Einige zivilgesellschaftliche Gruppen im Ostkongo, die noch am Wochenende das Ende des Krieges im Ostkongo gefeiert hatten, protestieren jetzt und fordern Ruandas sofortigen Rückzug, wohl in Unkenntnis dessen, dass Ruandas Einmarsch und die Waffenruhe seitens der CNDP zwei Seiten der gleichen Entwicklung sind. Ruandas Armee stand bereits zwischen 1996 und 2002 im Ostkongo, damals noch als faktische Besatzungsmacht.

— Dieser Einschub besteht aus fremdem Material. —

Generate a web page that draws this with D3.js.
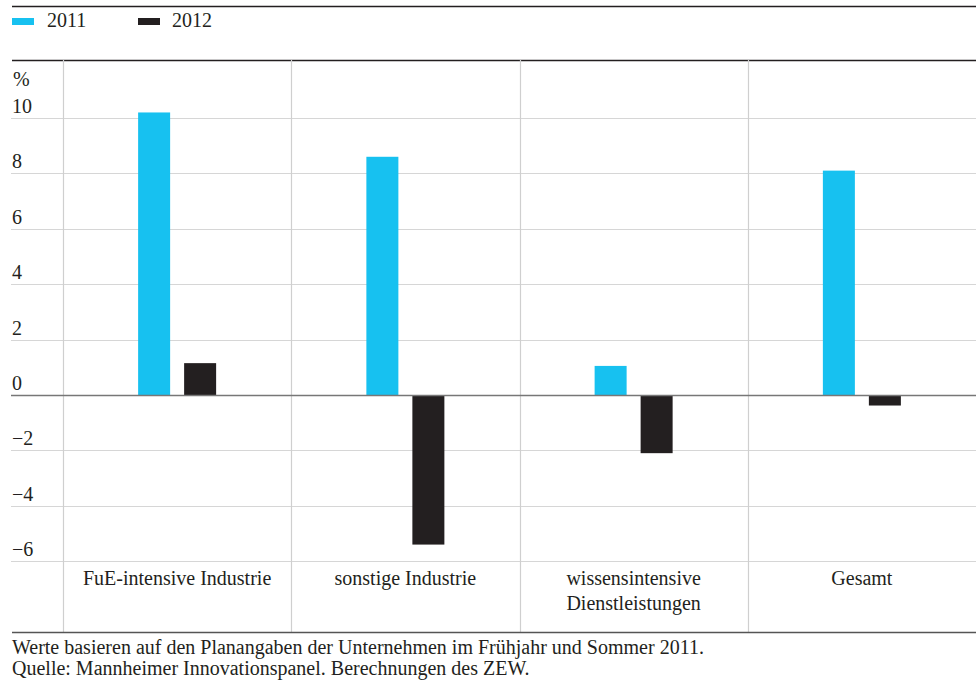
<!DOCTYPE html>
<html>
<head>
<meta charset="utf-8">
<script src="https://cdn.jsdelivr.net/npm/d3@7"></script>
<style>
  html, body { margin: 0; padding: 0; background: #fff; }
  svg { display: block; }
  svg text { font-family: "Liberation Serif", "Times New Roman", serif; }
</style>
</head>
<body>
<svg id="chart" width="976" height="681"></svg>
<script>
// Veränderung der Innovationsausgaben in %, nach Sektoren
const categories = [["FuE-intensive Industrie"], ["sonstige Industrie"], ["wissensintensive", "Dienstleistungen"], ["Gesamt"]];
const years = ["2011", "2012"];
const values2011 = [10.2, 8.6, 1.05, 8.1];
const values2012 = [1.15, -5.4, -2.1, -0.38];
const yTicks = [-6, -4, -2, 0, 2, 4, 6, 8, 10];
const colors = { "2011": "#17c1f0", "2012": "#231f20" };
const footnotes = [
  "Werte basieren auf den Planangaben der Unternehmen im Frühjahr und Sommer 2011.",
  "Quelle: Mannheimer Innovationspanel. Berechnungen des ZEW."
];

const svg = d3.select("#chart");
const W = 976;
const FS = 20;
const left = 63, right = 976, plotTop = 60, plotBottom = 632, gridLeft = 11;

const x = d3.scaleBand().domain(d3.range(categories.length)).range([left, right]);
const y = d3.scaleLinear().domain([0, 10]).range([395, 118]);
const barW = 32, gap = 14;

// Rahmenlinien oben
svg.append("line").attr("x1", 12).attr("x2", W).attr("y1", 6.5).attr("y2", 6.5)
  .attr("stroke", "#231f20").attr("stroke-width", 1.3);
svg.append("line").attr("x1", 12).attr("x2", W).attr("y1", 60.5).attr("y2", 60.5)
  .attr("stroke", "#231f20").attr("stroke-width", 1.3);

// Legende
const legend = svg.append("g");
[[12, 47], [138, 172]].forEach(([sx, tx], i) => {
  legend.append("rect").attr("x", sx).attr("y", 18).attr("width", 22).attr("height", 7)
    .attr("fill", colors[years[i]]);
  legend.append("text").attr("x", tx).attr("y", 27).attr("font-size", FS)
    .attr("fill", "#231f20").text(years[i]);
});

// Horizontale Gitterlinien
svg.append("g").selectAll("line").data(yTicks.filter(d => d !== 0)).join("line")
  .attr("x1", gridLeft).attr("x2", W)
  .attr("y1", d => Math.round(y(d)) + 0.5).attr("y2", d => Math.round(y(d)) + 0.5)
  .attr("stroke", "#d6d6d6").attr("stroke-width", 1.2);

// Vertikale Trennlinien
const seps = [left, ...d3.range(1, categories.length).map(i => x(i))];
svg.append("g").selectAll("line").data(seps).join("line")
  .attr("x1", d => Math.round(d) + 0.5).attr("x2", d => Math.round(d) + 0.5)
  .attr("y1", plotTop).attr("y2", plotBottom)
  .attr("stroke", "#cfcfcf").attr("stroke-width", 1.2);

// Y-Achsenbeschriftung
const yAxis = svg.append("g").attr("font-size", FS).attr("fill", "#231f20");
yAxis.selectAll("text").data(yTicks).join("text")
  .attr("x", 12).attr("y", d => y(d) - 5)
  .text(d => d < 0 ? "\u2212" + Math.abs(d) : String(d));
yAxis.append("text").attr("x", 13).attr("y", 86).text("%");

// Balken
const bars = svg.append("g");
bars.selectAll("rect.b2011").data(values2011).join("rect").attr("class", "b2011")
  .attr("x", (d, i) => x(i) + x.bandwidth() / 2 - gap / 2 - barW)
  .attr("width", barW)
  .attr("y", d => y(Math.max(0, d))).attr("height", d => Math.abs(y(d) - y(0)))
  .attr("fill", colors["2011"]);
bars.selectAll("rect.b2012").data(values2012).join("rect").attr("class", "b2012")
  .attr("x", (d, i) => x(i) + x.bandwidth() / 2 + gap / 2)
  .attr("width", barW)
  .attr("y", d => y(Math.max(0, d))).attr("height", d => Math.abs(y(d) - y(0)))
  .attr("fill", colors["2012"]);

// Nulllinie
svg.append("line").attr("x1", gridLeft).attr("x2", W)
  .attr("y1", y(0) + 0.5).attr("y2", y(0) + 0.5)
  .attr("stroke", "#777").attr("stroke-width", 1.3);

// Kategorienbeschriftung
const catG = svg.append("g").attr("font-size", FS).attr("fill", "#231f20").attr("text-anchor", "middle");
categories.forEach((lines, i) => {
  lines.forEach((t, j) => {
    catG.append("text").attr("x", x(i) + x.bandwidth() / 2).attr("y", 585 + j * 25).text(t);
  });
});

// Untere Linie
svg.append("line").attr("x1", 12).attr("x2", W).attr("y1", 632.5).attr("y2", 632.5)
  .attr("stroke", "#555").attr("stroke-width", 1.3);

// Fußnoten
footnotes.forEach((t, i) => {
  svg.append("text").attr("x", 12).attr("y", 654 + i * 21).attr("font-size", FS)
    .attr("fill", "#231f20").text(t);
});
</script>
</body>
</html>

Die internationale Gemeinschaft ist ebenfalls außen vor. Die UN-Mission im Kongo (Monuc) wurde erst am Montagabend von Ruanda über die bevorstehende Truppenentsendung informiert. Während die Ruander einrückten, riegelte Kongos Armee das Gebiet weiträumig ab und ließ nicht einmal UN-Blauhelme durch. Viele internationale Vertreter in Goma sind nun beleidigt und prophezeien das Schlimmste. Ein UN-Vertreter ließ sich mit der erstaunlichen Aussage zitieren, die Nichteinbeziehung der internationalen Gemeinschaft werde zu einer neuen humanitären Katastrophe im Ostkongo führen.
Anlass für solche Warnungen ebenso wie für Ruandas Militäraktion ist das Einrücken von Soldaten aus Uganda im Nordosten des Kongo Mitte Dezember, um dort die ugandische Rebellenbewegung LRA (Widerstandsarmee des Herrn) zu jagen. Der Feldzug zerstörte zwar die LRA-Infrastruktur, aber die LRA-Kämpfer rächen sich nun an der Zivilbevölkerung und haben bisher über 600 Zivilisten getötet und über 135.000 in die Flucht getrieben. Zu Ähnlichem könnte auch die FDLR fähig sein.